Les militants afro-américains ont repris beaucoup de thèmes de Fanon concernant sa perspective de la violence conçue comme libératrice et cathartique, mais d'après vous sa théorie a été quelque part dévoyée…
Elle est notamment dévoyée par la préface de Jean-Paul Sartre aux Damnés de la terre, qui a écrit "abattre un Européen c’est faire d’une pierre deux coups, supprimer en même temps un oppresseur et un opprimé ; reste un homme mort et un homme libre ; le survivant, pour la première fois, sent un sol national sous la plante de ses pieds." Sartre donne là l’impression de vouloir systématiser l’extermination du colon et de l’Européen. Fanon en fait défend la violence comme libération de celui qui a subi la violence. C’est pourquoi je rapproche Fanon du penseur anarcho-syndicaliste Georges Sorel, qui s’est égaré politiquement à un moment en s’alliant avec Charles Maurras, mais Sorel et Fanon défendent la violence sous la condition non pas qu’elle soit une libération en elle-même et qu’il faut déchaîner une violence aveugle, mais que la violence est le seul moyen de combattre une autre forme de force, comme le dit Sorel, celle des forts envers les faibles. Donc la violence devient une nécessité mais n’est pas quelque chose à glorifier et à esthétiser.

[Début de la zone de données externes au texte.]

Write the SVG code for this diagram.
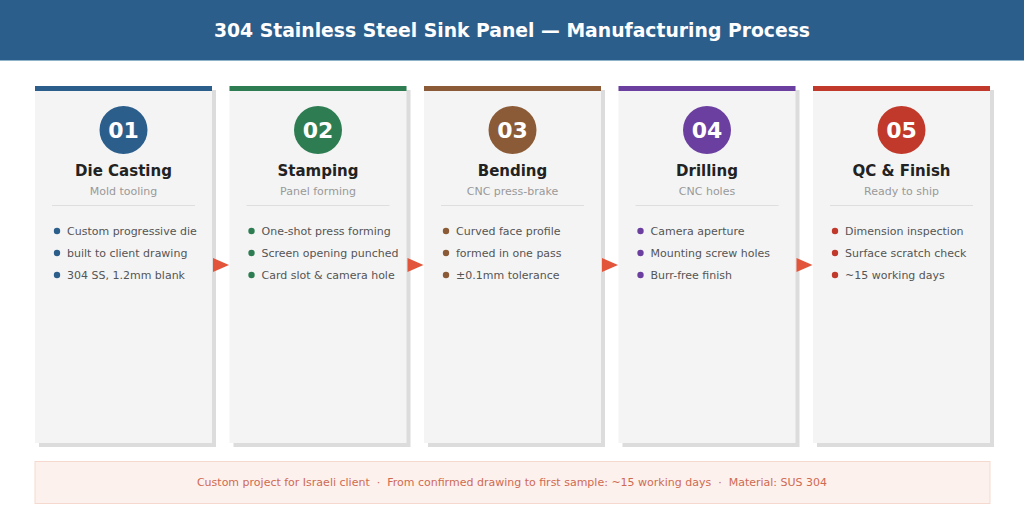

Fanon critique beaucoup le mouvement de la négritude dans ses ouvrages. Comment expliquez-vous cela ?
La négritude est d’abord un concept poétique au départ, qui naît dans les années trente. C’est l’exaltation du Noir et de sa culture qui ont été stigmatisés par le monde colonial. Sartre voit la négritude comme une forme d’antiracisme raciste, chose avec laquelle Fanon est totalement en désaccord. Pour Fanon le Noir ne doit pas passer par une phase de négativité où il se replie sur lui-même et sur ses propres valeurs, pour ensuite accéder à l’universel comme le dit Sartre.
Pour Frantz Fanon c’est au nom de valeurs universalistes que le Noir ou l’Arabe doivent lutter, et non se replier sur des valeurs précoloniales. En se repliant ainsi, le colonisé risque de rétablir le pire du précolonial qui n’est pas une forme d’émancipation. Plus qu’avec Sartre ou Aimé Césaire, qu’il respecte, Fanon va ferrailler avec Senghor, qui, dans son Anthologie de la nouvelle poésie nègre et malgache de langue française, défend notamment l’idée que tout ce qui est rationnel est hellène, donc blanc, là où ce qui est nègre est avant tout émotion. Pour Fanon, c’est une essentialisation qui ne rend pas service à ceux qui la défende.

Pourquoi selon vous Fanon a-t-il délaissé les Antilles dans ses combats ?
Le premier élément c’est la départementalisation que les Antillais ont préféré, un moindre mal dans l’empire colonial, là où Fanon défend l’indépendance. Ensuite Fanon se sent bien en Algérie où il se retrouve en pleine révolte, cette même révolte qui lui a manquée aux Antilles. Simone de Beauvoir, qui avait rencontré Fanon, dira dans ses mémoires qu’on le sentait tout de même gêné de ne pas militer dans son pays natal. C’est quelque chose qui a sûrement été douloureux pour lui.

Frantz Fanon. L’antiracisme universaliste, par Kévin Boucaud-Victoire, éditions Michalon (collection Le bien commun), 120 pages, 12 euros.